The U.S. Supreme Court allowed its April 29 Voting Rights Act ruling to take effect early, backing Louisiana Republicans as they seek a new congressional map ahead of the November midterms. The decision could weaken challenges to Governor Jeff Landry’s move to postpone the state’s congressional primaries, which prompted lawsuits over whether he exceeded his authority. The article is largely procedural and politically focused, with limited direct market impact.

Analysis

This is less about one state’s map than about how quickly courts can convert a legal ruling into a political advantage when the clock is tight. The near-term beneficiaries are Louisiana Republicans, but the bigger market-level implication is that redistricting risk just moved from a slow, abstract legal process into a compressed 2-8 week catalyst window where election logistics, candidate filing deadlines, and injunction risk matter more than the underlying merits.
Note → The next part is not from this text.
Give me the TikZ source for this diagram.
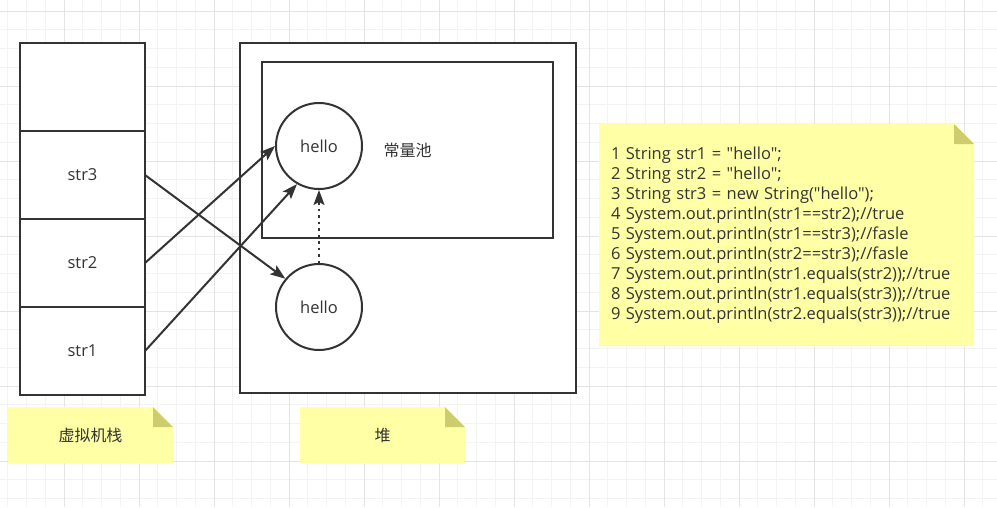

That tends to favor local incumbents, consultants, and media-adjacent spenders if primary dates slip, while hurting challengers that need a stable calendar to organize turnout. The second-order effect is on House seat math: even a single-seat shift can materially change control probabilities in a narrowly divided chamber, which can feed through to policy expectations on taxes, regulation, antitrust, and fiscal spending. Markets usually underprice these procedural accelerants because they look non-economic, but the real risk is that a faster effective date encourages copycat behavior in other states, increasing the number of legal choke points before November. If that spreads, the headline risk premium rises faster than polling data would suggest. Contrarian take: the move may be overread as a durable partisan edge when it is still vulnerable to emergency relief, state-court process, or administrative delays. The more actionable trade is not “long Republicans” broadly, but long volatility around election-law headlines and around districts where map changes can alter ad demand and turnout operations. The biggest reversal trigger is a federal or state court narrowing the timing advantage, which would compress the perceived window from months back to days and unwind any procedural premium.